My presentations include skits or full theatrical productions about domestic violence. My most recent sold-out production, “Women Shoptalk while Real Men Wait,” is a true life story about my domestic violent life. I use theatre productions such as Shoptalk to help others visually see how abuse can be fatal. I have found that after abuse skits, people recognize and identify themselves in a stage characterization. Theatre has been an awakening call for many people.
As a Presenter and motivational speaker, I present the topic, “When Enough is Enough.” I present this topic to Human Service Agencies and business organizations. I have found success stories when I have spoken at workshops, colleges and to high school students. I have also spoken during conferences at their workshops and trainings. The results of these empowered workshops have been phenomenal. To see and hear the emotional stories of people that decide to make positive changes, this gives me joy. There have even been several confessions from offenders wanting to get help. Victims, leaders, employees, supervisors, ministers, and managers, after attending my presentation, decide to leave abusive relationship and get help.
Can anyone really help me? Is there a point in your life that you ever say, “I’m sick and tired of being sick and tired?” Is enough ever enough? Is there really life after abuse? Should I get out before it’s too late? Should I stay for my children? Those are questions I use to ask myself.

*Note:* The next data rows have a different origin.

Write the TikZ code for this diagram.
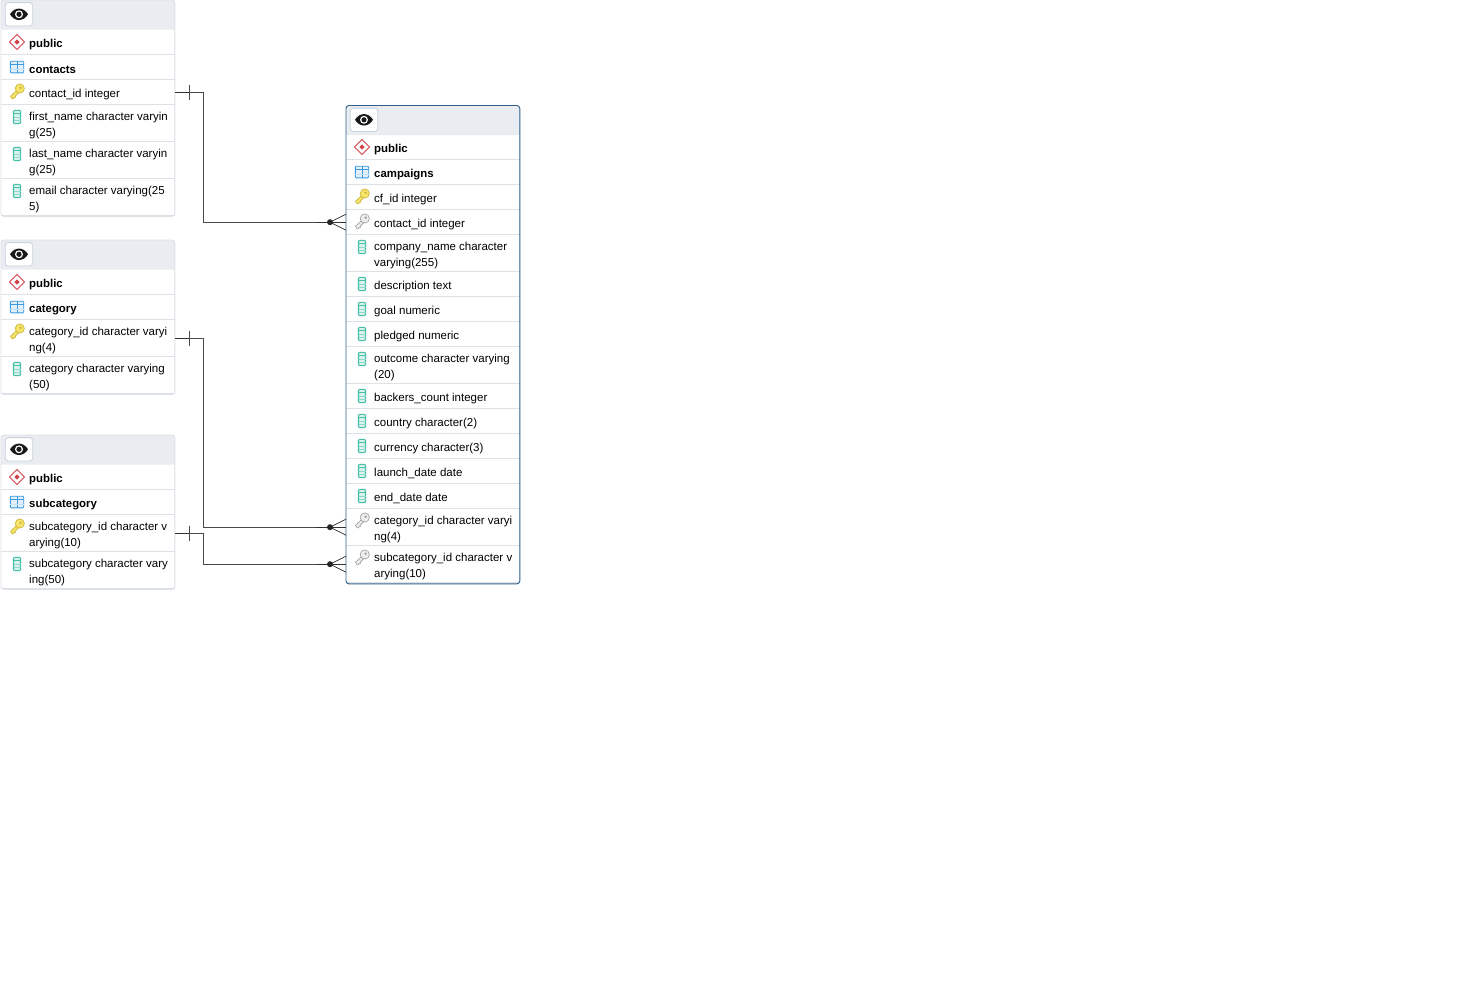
\documentclass[tikz,border=0pt]{standalone}
\usepackage{fontspec}
\setmainfont{Liberation Sans}
\usepackage{tikz}

\definecolor{headgrey}{HTML}{E9EDF2}
\definecolor{rowline}{HTML}{DDE1E8}
\definecolor{btnline}{HTML}{C9D1DE}
\definecolor{frameblue}{HTML}{2F5F8A}
\definecolor{schemared}{HTML}{D2444A}
\definecolor{tableblue}{HTML}{3A9BE0}
\definecolor{tablefill}{HTML}{E3F0FA}
\definecolor{colteal}{HTML}{45BFA8}
\definecolor{colfill}{HTML}{D9F3EC}
\definecolor{keyyellow}{HTML}{F5E36A}
\definecolor{keyedge}{HTML}{C9B236}
\definecolor{fkgrey}{HTML}{EDEDED}
\definecolor{fkedge}{HTML}{9A9A9A}
\definecolor{relgrey}{HTML}{4A4A4A}

\tikzset{
    tablebox/.style={rectangle, anchor=north west, inner sep=0pt, fill=white, minimum width=173.4pt},
    rowbox/.style={rectangle, anchor=north west, inner sep=0pt, minimum width=173.4pt},
    rowtext/.style={anchor=west, inner sep=0pt, align=left, yshift=-0.9pt, font=\fontsize{11.5}{16}\selectfont},
    boldtext/.style={rowtext, yshift=0.2pt, font=\fontsize{11.4}{16}\selectfont\bfseries},
    relline/.style={draw=relgrey, line width=1.3pt},
    relthick/.style={draw=black!80, line width=1.4pt},
    pics/eyeicon/.style={code={
        \draw[btnline, fill=white, rounded corners=3pt, line width=0.8pt] (-13.7,-11.7) rectangle (13.7,11.7);
        \fill[black!90] (-9,0) .. controls (-4.5,-7.6) and (4.5,-7.6) .. (9,0) .. controls (4.5,7.6) and (-4.5,7.6) .. (-9,0) -- cycle;
        \fill[white] (0,0) circle (4);
        \fill[black!90] (0,0) circle (2.6);
    }},
    pics/schemaicon/.style={code={
        \draw[schemared, line width=0.9pt, fill=white] (-7.5,0) -- (0,-7.5) -- (7.5,0) -- (0,7.5) -- cycle;
        \fill[schemared] (-2.6,0) -- (0,-2.6) -- (2.6,0) -- (0,2.6) -- cycle;
    }},
    pics/tableicon/.style={code={
        \fill[tablefill] (-6.7,-5.8) rectangle (6.7,5.8);
        \draw[tableblue, line width=0.9pt, rounded corners=1pt] (-6.7,-5.8) rectangle (6.7,5.8);
        \draw[tableblue, line width=0.8pt] (-6.7,-2.2) -- (6.7,-2.2) (0,-5.8) -- (0,5.8);
        \draw[tableblue!30, line width=0.6pt] (-6.7,1.8) -- (6.7,1.8);
    }},
    pics/colicon/.style={code={
        \draw[colteal, line width=1.1pt, fill=colfill, rounded corners=1pt] (-3.5,-6.6) rectangle (3.5,6.6);
        \draw[colteal, line width=0.9pt] (-3.5,-3.6) -- (3.5,-3.6);
        \draw[colteal!60, line width=0.6pt] (-3.5,0) -- (3.5,0) (-3.5,3.3) -- (3.5,3.3);
    }},
    pics/pkicon/.style={code={
        \draw[keyedge, line width=0.6pt, fill=keyyellow] (-6.5,4.2) -- (0.2,-2) -- (2.2,0.2) -- (-1.4,3.8) -- (-1.4,5.2) -- (-3,5.2) -- (-3.2,6.8) -- (-5,6.8) -- cycle;
        \draw[keyedge, line width=0.6pt, fill=keyyellow] (2.8,-3.5) circle (4.6);
        \fill[keyedge] (3.6,-4.3) circle (1.2);
    }},
    pics/fkicon/.style={code={
        \draw[fkedge, line width=0.6pt, fill=fkgrey] (-6.5,4.2) -- (0.2,-2) -- (2.2,0.2) -- (-1.4,3.8) -- (-1.4,5.2) -- (-3,5.2) -- (-3.2,6.8) -- (-5,6.8) -- cycle;
        \draw[fkedge, line width=0.6pt, fill=fkgrey] (2.8,-3.5) circle (4.6);
        \fill[fkedge] (3.6,-4.3) circle (1.2);
    }},
}

% one table: frame, grey head and the eye button
\newcommand{\dbtable}[4]{
    \node[tablebox, minimum height=#4 pt] (#1) at (#2,#3) {};
    \fill[headgrey] ([yshift=-29.5pt]#1.north west) [rounded corners=3pt] -- (#1.north west) -- (#1.north east) [sharp corners] -- ([yshift=-29.5pt]#1.north east) -- cycle;
    \pic at ([xshift=18pt,yshift=-14.3pt]#1.north west) {eyeicon};
}
% one row: box, bottom rule, icon and text
\newcommand{\dbrow}[7]{
    \node[rowbox, minimum height=#4 pt] (#1) at (#2,#3) {};
    \draw[rowline, line width=0.9pt] (#1.south west) -- (#1.south east);
    \pic at ([xshift=16pt,yshift=-12.5pt]#1.north west) {#5};
    \node[#6] (#1-text) at ([xshift=28pt,yshift=-1.6pt]#1.west) {#7};
}

\begin{document}
\begin{tikzpicture}[x=1pt, y=-1pt]
    \useasboundingbox[fill=white] (0,0) rectangle (1479,1004);

    % contacts
    \dbtable{contacts}{1}{0}{216}
    \foreach \rowid/\rowtop/\rowh/\rowicon/\rowstyle/\rowlabel in {
        contacts-schema/29.5/25/schemaicon/boldtext/{public},
        contacts-name/54.5/25/tableicon/boldtext/{contacts},
        contacts-id/79.5/25/pkicon/rowtext/{contact\_id integer},
        contacts-first/104.5/37/colicon/rowtext/{first\_name character varyin\\g(25)},
        contacts-last/141.5/37/colicon/rowtext/{last\_name character varyin\\g(25)},
        contacts-email/178.5/37/colicon/rowtext/{email character varying(25\\5)}}
        \dbrow{\rowid}{1}{\rowtop}{\rowh}{\rowicon}{\rowstyle}{\rowlabel};

    % category
    \dbtable{category}{1}{240}{154}
    \foreach \rowid/\rowtop/\rowh/\rowicon/\rowstyle/\rowlabel in {
        category-schema/269.5/25/schemaicon/boldtext/{public},
        category-name/294.5/25/tableicon/boldtext/{category},
        category-id/319.5/37/pkicon/rowtext/{category\_id character varyi\\ng(4)},
        category-col/356.5/37/colicon/rowtext/{category character varying\\(50)}}
        \dbrow{\rowid}{1}{\rowtop}{\rowh}{\rowicon}{\rowstyle}{\rowlabel};

    % subcategory
    \dbtable{subcategory}{1}{435}{154}
    \foreach \rowid/\rowtop/\rowh/\rowicon/\rowstyle/\rowlabel in {
        subcategory-schema/464.5/25/schemaicon/boldtext/{public},
        subcategory-name/489.5/25/tableicon/boldtext/{subcategory},
        subcategory-id/514.5/37/pkicon/rowtext/{subcategory\_id character v\\arying(10)},
        subcategory-col/551.5/37/colicon/rowtext/{subcategory character vary\\ing(50)}}
        \dbrow{\rowid}{1}{\rowtop}{\rowh}{\rowicon}{\rowstyle}{\rowlabel};

    % campaigns
    \dbtable{campaigns}{346}{105.5}{478}
    \foreach \rowid/\rowtop/\rowh/\rowicon/\rowstyle/\rowlabel in {
        campaigns-schema/134.5/25/schemaicon/boldtext/{public},
        campaigns-name/159.5/25/tableicon/boldtext/{campaigns},
        campaigns-id/184.5/25/pkicon/rowtext/{cf\_id integer},
        campaigns-contact/209.5/25/fkicon/rowtext/{contact\_id integer},
        campaigns-company/234.5/37/colicon/rowtext/{company\_name character\\varying(255)},
        campaigns-desc/271.5/25/colicon/rowtext/{description text},
        campaigns-goal/296.5/25/colicon/rowtext/{goal numeric},
        campaigns-pledged/321.5/25/colicon/rowtext/{pledged numeric},
        campaigns-outcome/346.5/37/colicon/rowtext/{outcome character varying\\(20)},
        campaigns-backers/383.5/25/colicon/rowtext/{backers\_count integer},
        campaigns-country/408.5/25/colicon/rowtext/{country character(2)},
        campaigns-currency/433.5/25/colicon/rowtext/{currency character(3)},
        campaigns-launch/458.5/25/colicon/rowtext/{launch\_date date},
        campaigns-end/483.5/25/colicon/rowtext/{end\_date date},
        campaigns-category/508.5/37/fkicon/rowtext/{category\_id character varyi\\ng(4)},
        campaigns-subcategory/545.5/37/fkicon/rowtext/{subcategory\_id character v\\arying(10)}}
        \dbrow{\rowid}{346}{\rowtop}{\rowh}{\rowicon}{\rowstyle}{\rowlabel};

    \foreach \tablename/\edgecolor in {contacts/rowline, category/rowline, subcategory/rowline, campaigns/frameblue}
        \draw[\edgecolor, line width=0.9pt, rounded corners=3pt] (\tablename.north west) rectangle (\tablename.south east);

    % relations
    \foreach \pkrow/\fkrow in {contacts-id/campaigns-contact, category-id/campaigns-category, subcategory-id/campaigns-subcategory} {
        \draw[relline] (\pkrow.east) -- ++(29,0) |- (\fkrow.west);
        \draw[relthick] (\pkrow.east) -- ++(14.5,0);
        \draw[relline] ([xshift=14.5pt,yshift=7.5pt]\pkrow.east) -- ([xshift=14.5pt,yshift=-7.5pt]\pkrow.east);
        \draw[relthick] ([xshift=-30pt]\fkrow.west) -- (\fkrow.west);
        \fill[black!85] ([xshift=-16pt]\fkrow.west) circle (3);
        \draw[black!85, line width=0.7pt] ([yshift=8pt]\fkrow.west) -- ([xshift=-16pt]\fkrow.west) -- ([yshift=-8pt]\fkrow.west);
    }
\end{tikzpicture}
\end{document}
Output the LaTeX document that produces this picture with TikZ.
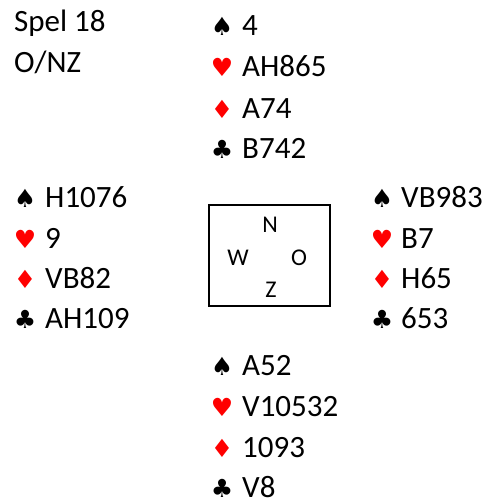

I have found through my own life experience that parents can take out their frustrations on their children and not realize they have hurt the child. Parents use children in a tug-a-war, and the child ends up being abused and used as a bargaining tool. Children and parents need counseling after living in abusive homes. Once children are abused, children may become the batterer. They have acquired learned behavior or may accept adult abusive relationships when they become an adult. Parents need to realize that they as victims can also become the batterer in new relationships.